Edward Lorenz first indicated in 1963 in his famous paper introducing a low-dimensional model of atmospheric convection that the chaotic nature of the atmosphere would limit deterministic prediction to fairly short times. Based on numerical experiments with weather models, a more quantitative view later emerged that the atmosphere has a ‘limit of deterministic predictability’ of about ten days, a result encouraging the formation of European and other national prediction centres in the 1970s.

But for times within the ten-day frame, why use ensemble forecasts rather than simple deterministic simulations? The reasons turn out to be subtler than one might think. As Palmer relates, the ten-day deterministic prediction limit reflects an average of the dynamics over the state space, which are more unstable in some zones than in others. In the most unstable zones, nearby trajectories will actually separate much faster than the ten-day limit would suggest, meaning that models predicting even over short times remain prone to large errors. Gaining some insight into these unstable zones and branch points requires running multiple simulations from many initial conditions.

There is a second issue too, given that weather is a physical process, rather than a precise set of mathematical equations. Forecast uncertainty also enters from imperfections in the models used, which always fail to capture some aspects of atmospheric physics on scales below the resolution of simulations. These can be included approximately with deterministic formulae, but weather scientists have learned that inherently stochastic schemes give better results.

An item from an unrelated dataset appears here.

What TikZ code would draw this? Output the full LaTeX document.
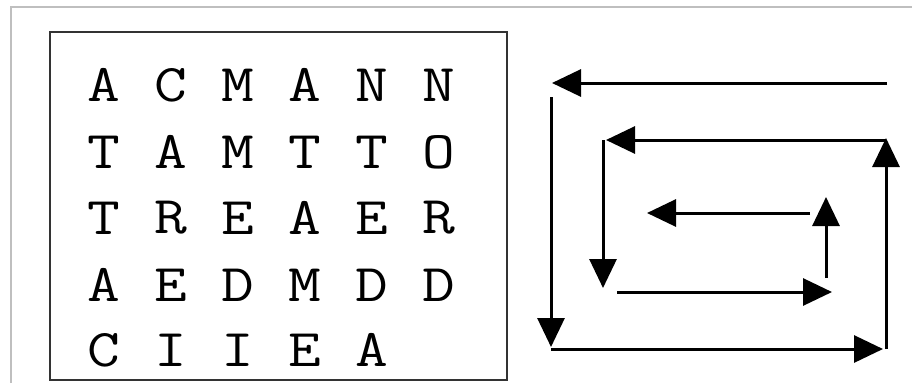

An ensemble of runs from different initial conditions, and with some noise added into the physics, makes for better forecasts.

Forecasting of this kind represents a shift in philosophical orientation that’s well captured, Palmer suggests, by the phrase ‘the primacy of doubt’, as used by James Gleick in his biography of physicist Richard Feynman: ‘‘He believed,” Gleick wrote, “in the primacy of doubt: not as a blemish on our ability to know, but as the essence of knowing.’’ Predictive knowledge is made more valuable when qualified by clear information on the uncertainties of that knowledge, a point with several implications.

One has to do with the communication of uncertainty. The ensemble approach, Palmer argues, demands clarity about what is known and what is not. Media forecasters can be tempted to claim unwarranted certainty, working under intense pressure from the users of these forecasts, who crave certainty. By embracing the primacy of doubt through ensemble forecasting, forecasters can communicate their results more honestly. The approach brings uncertainty to the fore.

It also encourages the assessment of forecasts by looking more closely at their real world consequences. Traditionally, forecasts were judged for accuracy by comparing certain standard physical variables in the predicted and actual weather — differences in air pressure patterns, for example. But while physically meaningful, such measures bear little relation to how much a forecast’s inaccuracy matters to real forecast users. With ensemble forecasting, researchers have moved to measures that reflect a range of possible outcomes and the social and economic consequences linked to forecasting errors, which are the quantities modellers really seek to reduce.

Finally, one other counterintuitive finding is that embracing ensembles can sometimes improve computing efficiency. Studies have shown that many weather models in use were overly complex, and their variables defined more precisely than needed. For example, Palmer points out that a careful accounting of all elements of uncertainty for one model found that its consistent use of 64-bit floating point precision for variables brought no improvement in accuracy over the use of 32-bit precision. An unthinking quest for precision led to the opposite.

Palmer quotes the Dutch meteorologist and fluid dynamicist Henk Tennekes, who said that “no forecast is complete without a forecast of the forecast skill”. This view from the study of weather and chaotic dynamical systems may also hold lessons for other areas of science and public policy where better predictions could be made by putting more focus on what we don’t know, and possibly cannot know.